Required work:
Without the images, write out the whole listing exactly.

Data block:
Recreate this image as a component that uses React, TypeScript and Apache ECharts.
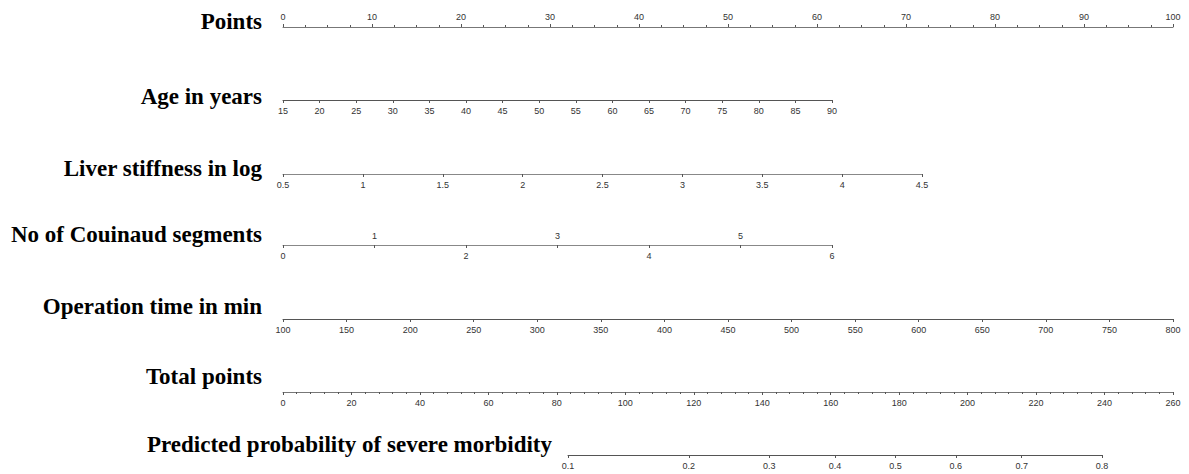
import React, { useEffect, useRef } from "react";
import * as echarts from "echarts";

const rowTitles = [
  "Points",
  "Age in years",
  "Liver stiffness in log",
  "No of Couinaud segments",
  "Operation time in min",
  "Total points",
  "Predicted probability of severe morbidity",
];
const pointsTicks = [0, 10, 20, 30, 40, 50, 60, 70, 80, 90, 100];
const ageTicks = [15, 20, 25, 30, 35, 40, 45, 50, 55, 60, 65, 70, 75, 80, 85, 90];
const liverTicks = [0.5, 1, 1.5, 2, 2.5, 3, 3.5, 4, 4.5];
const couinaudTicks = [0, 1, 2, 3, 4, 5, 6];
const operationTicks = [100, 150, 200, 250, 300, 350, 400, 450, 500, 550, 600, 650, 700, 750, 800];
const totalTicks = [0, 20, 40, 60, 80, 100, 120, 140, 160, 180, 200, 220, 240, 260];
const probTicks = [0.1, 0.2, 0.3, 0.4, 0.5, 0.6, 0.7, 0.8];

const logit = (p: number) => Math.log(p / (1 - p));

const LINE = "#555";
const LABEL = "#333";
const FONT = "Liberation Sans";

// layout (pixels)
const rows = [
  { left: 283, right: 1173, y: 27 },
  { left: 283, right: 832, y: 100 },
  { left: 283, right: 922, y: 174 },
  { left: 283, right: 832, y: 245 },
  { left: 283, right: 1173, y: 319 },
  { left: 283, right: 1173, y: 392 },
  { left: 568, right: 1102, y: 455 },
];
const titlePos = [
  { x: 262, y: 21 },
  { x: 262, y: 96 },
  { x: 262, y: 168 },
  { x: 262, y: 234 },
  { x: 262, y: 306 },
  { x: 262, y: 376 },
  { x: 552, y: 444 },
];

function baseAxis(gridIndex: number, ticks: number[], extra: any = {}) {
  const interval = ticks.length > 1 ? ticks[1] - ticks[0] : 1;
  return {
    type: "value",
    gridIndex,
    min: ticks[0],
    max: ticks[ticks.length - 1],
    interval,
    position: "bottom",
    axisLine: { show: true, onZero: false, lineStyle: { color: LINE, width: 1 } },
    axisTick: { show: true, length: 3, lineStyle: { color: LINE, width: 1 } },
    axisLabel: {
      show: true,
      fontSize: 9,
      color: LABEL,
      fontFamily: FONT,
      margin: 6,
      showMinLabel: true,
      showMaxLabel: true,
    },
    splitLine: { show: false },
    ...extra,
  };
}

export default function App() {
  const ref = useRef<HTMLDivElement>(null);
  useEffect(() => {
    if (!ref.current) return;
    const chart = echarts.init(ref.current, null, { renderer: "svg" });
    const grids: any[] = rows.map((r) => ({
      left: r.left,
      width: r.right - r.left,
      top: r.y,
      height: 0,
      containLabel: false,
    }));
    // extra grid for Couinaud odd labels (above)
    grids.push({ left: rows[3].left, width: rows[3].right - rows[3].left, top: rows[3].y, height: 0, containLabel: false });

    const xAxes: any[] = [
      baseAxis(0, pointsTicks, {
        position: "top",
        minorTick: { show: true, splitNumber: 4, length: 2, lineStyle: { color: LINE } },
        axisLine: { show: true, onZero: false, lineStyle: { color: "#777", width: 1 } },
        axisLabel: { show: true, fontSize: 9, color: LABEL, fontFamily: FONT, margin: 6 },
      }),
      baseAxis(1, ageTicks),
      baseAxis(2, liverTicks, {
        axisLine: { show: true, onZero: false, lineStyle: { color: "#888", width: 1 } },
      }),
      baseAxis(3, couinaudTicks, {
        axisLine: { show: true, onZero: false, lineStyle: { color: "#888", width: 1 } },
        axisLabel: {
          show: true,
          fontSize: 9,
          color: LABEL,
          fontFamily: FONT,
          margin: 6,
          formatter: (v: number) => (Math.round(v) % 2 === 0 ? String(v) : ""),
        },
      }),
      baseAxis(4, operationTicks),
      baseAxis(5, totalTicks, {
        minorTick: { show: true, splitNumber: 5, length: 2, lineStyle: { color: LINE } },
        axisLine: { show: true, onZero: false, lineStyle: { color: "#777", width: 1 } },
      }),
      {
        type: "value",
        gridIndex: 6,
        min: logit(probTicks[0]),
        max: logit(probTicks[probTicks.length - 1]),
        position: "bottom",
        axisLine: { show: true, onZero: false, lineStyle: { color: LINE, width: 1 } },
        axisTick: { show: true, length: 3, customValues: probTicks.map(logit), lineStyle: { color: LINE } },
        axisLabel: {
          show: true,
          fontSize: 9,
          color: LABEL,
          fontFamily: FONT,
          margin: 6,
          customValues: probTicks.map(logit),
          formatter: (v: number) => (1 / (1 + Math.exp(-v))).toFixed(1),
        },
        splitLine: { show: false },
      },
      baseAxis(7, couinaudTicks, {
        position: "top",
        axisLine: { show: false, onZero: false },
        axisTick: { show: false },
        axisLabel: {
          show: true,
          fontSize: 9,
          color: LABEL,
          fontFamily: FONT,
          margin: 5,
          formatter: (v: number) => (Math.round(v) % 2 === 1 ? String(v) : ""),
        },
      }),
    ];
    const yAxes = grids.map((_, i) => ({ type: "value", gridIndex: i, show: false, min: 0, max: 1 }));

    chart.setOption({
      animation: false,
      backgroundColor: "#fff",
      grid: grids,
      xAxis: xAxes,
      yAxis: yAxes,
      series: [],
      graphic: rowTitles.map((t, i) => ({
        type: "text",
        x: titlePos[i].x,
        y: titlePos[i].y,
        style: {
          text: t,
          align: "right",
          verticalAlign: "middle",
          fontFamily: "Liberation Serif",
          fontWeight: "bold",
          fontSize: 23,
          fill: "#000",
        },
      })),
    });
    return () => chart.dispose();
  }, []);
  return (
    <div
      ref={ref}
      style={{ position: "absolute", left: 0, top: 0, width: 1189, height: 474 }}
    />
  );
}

Full response:
Recreate this image as a component that uses React, TypeScript and Apache ECharts.
import React, { useEffect, useRef } from "react";
import * as echarts from "echarts";

const rowTitles = [
  "Points",
  "Age in years",
  "Liver stiffness in log",
  "No of Couinaud segments",
  "Operation time in min",
  "Total points",
  "Predicted probability of severe morbidity",
];
const pointsTicks = [0, 10, 20, 30, 40, 50, 60, 70, 80, 90, 100];
const ageTicks = [15, 20, 25, 30, 35, 40, 45, 50, 55, 60, 65, 70, 75, 80, 85, 90];
const liverTicks = [0.5, 1, 1.5, 2, 2.5, 3, 3.5, 4, 4.5];
const couinaudTicks = [0, 1, 2, 3, 4, 5, 6];
const operationTicks = [100, 150, 200, 250, 300, 350, 400, 450, 500, 550, 600, 650, 700, 750, 800];
const totalTicks = [0, 20, 40, 60, 80, 100, 120, 140, 160, 180, 200, 220, 240, 260];
const probTicks = [0.1, 0.2, 0.3, 0.4, 0.5, 0.6, 0.7, 0.8];

const logit = (p: number) => Math.log(p / (1 - p));

const LINE = "#555";
const LABEL = "#333";
const FONT = "Liberation Sans";

// layout (pixels)
const rows = [
  { left: 283, right: 1173, y: 27 },
  { left: 283, right: 832, y: 100 },
  { left: 283, right: 922, y: 174 },
  { left: 283, right: 832, y: 245 },
  { left: 283, right: 1173, y: 319 },
  { left: 283, right: 1173, y: 392 },
  { left: 568, right: 1102, y: 455 },
];
const titlePos = [
  { x: 262, y: 21 },
  { x: 262, y: 96 },
  { x: 262, y: 168 },
  { x: 262, y: 234 },
  { x: 262, y: 306 },
  { x: 262, y: 376 },
  { x: 552, y: 444 },
];

function baseAxis(gridIndex: number, ticks: number[], extra: any = {}) {
  const interval = ticks.length > 1 ? ticks[1] - ticks[0] : 1;
  return {
    type: "value",
    gridIndex,
    min: ticks[0],
    max: ticks[ticks.length - 1],
    interval,
    position: "bottom",
    axisLine: { show: true, onZero: false, lineStyle: { color: LINE, width: 1 } },
    axisTick: { show: true, length: 3, lineStyle: { color: LINE, width: 1 } },
    axisLabel: {
      show: true,
      fontSize: 9,
      color: LABEL,
      fontFamily: FONT,
      margin: 6,
      showMinLabel: true,
      showMaxLabel: true,
    },
    splitLine: { show: false },
    ...extra,
  };
}

export default function App() {
  const ref = useRef<HTMLDivElement>(null);
  useEffect(() => {
    if (!ref.current) return;
    const chart = echarts.init(ref.current, null, { renderer: "svg" });
    const grids: any[] = rows.map((r) => ({
      left: r.left,
      width: r.right - r.left,
      top: r.y,
      height: 0,
      containLabel: false,
    }));
    // extra grid for Couinaud odd labels (above)
    grids.push({ left: rows[3].left, width: rows[3].right - rows[3].left, top: rows[3].y, height: 0, containLabel: false });

    const xAxes: any[] = [
      baseAxis(0, pointsTicks, {
        position: "top",
        minorTick: { show: true, splitNumber: 4, length: 2, lineStyle: { color: LINE } },
        axisLine: { show: true, onZero: false, lineStyle: { color: "#777", width: 1 } },
        axisLabel: { show: true, fontSize: 9, color: LABEL, fontFamily: FONT, margin: 6 },
      }),
      baseAxis(1, ageTicks),
      baseAxis(2, liverTicks, {
        axisLine: { show: true, onZero: false, lineStyle: { color: "#888", width: 1 } },
      }),
      baseAxis(3, couinaudTicks, {
        axisLine: { show: true, onZero: false, lineStyle: { color: "#888", width: 1 } },
        axisLabel: {
          show: true,
          fontSize: 9,
          color: LABEL,
          fontFamily: FONT,
          margin: 6,
          formatter: (v: number) => (Math.round(v) % 2 === 0 ? String(v) : ""),
        },
      }),
      baseAxis(4, operationTicks),
      baseAxis(5, totalTicks, {
        minorTick: { show: true, splitNumber: 5, length: 2, lineStyle: { color: LINE } },
        axisLine: { show: true, onZero: false, lineStyle: { color: "#777", width: 1 } },
      }),
      {
        type: "value",
        gridIndex: 6,
        min: logit(probTicks[0]),
        max: logit(probTicks[probTicks.length - 1]),
        position: "bottom",
        axisLine: { show: true, onZero: false, lineStyle: { color: LINE, width: 1 } },
        axisTick: { show: true, length: 3, customValues: probTicks.map(logit), lineStyle: { color: LINE } },
        axisLabel: {
          show: true,
          fontSize: 9,
          color: LABEL,
          fontFamily: FONT,
          margin: 6,
          customValues: probTicks.map(logit),
          formatter: (v: number) => (1 / (1 + Math.exp(-v))).toFixed(1),
        },
        splitLine: { show: false },
      },
      baseAxis(7, couinaudTicks, {
        position: "top",
        axisLine: { show: false, onZero: false },
        axisTick: { show: false },
        axisLabel: {
          show: true,
          fontSize: 9,
          color: LABEL,
          fontFamily: FONT,
          margin: 5,
          formatter: (v: number) => (Math.round(v) % 2 === 1 ? String(v) : ""),
        },
      }),
    ];
    const yAxes = grids.map((_, i) => ({ type: "value", gridIndex: i, show: false, min: 0, max: 1 }));

    chart.setOption({
      animation: false,
      backgroundColor: "#fff",
      grid: grids,
      xAxis: xAxes,
      yAxis: yAxes,
      series: [],
      graphic: rowTitles.map((t, i) => ({
        type: "text",
        x: titlePos[i].x,
        y: titlePos[i].y,
        style: {
          text: t,
          align: "right",
          verticalAlign: "middle",
          fontFamily: "Liberation Serif",
          fontWeight: "bold",
          fontSize: 23,
          fill: "#000",
        },
      })),
    });
    return () => chart.dispose();
  }, []);
  return (
    <div
      ref={ref}
      style={{ position: "absolute", left: 0, top: 0, width: 1189, height: 474 }}
    />
  );
}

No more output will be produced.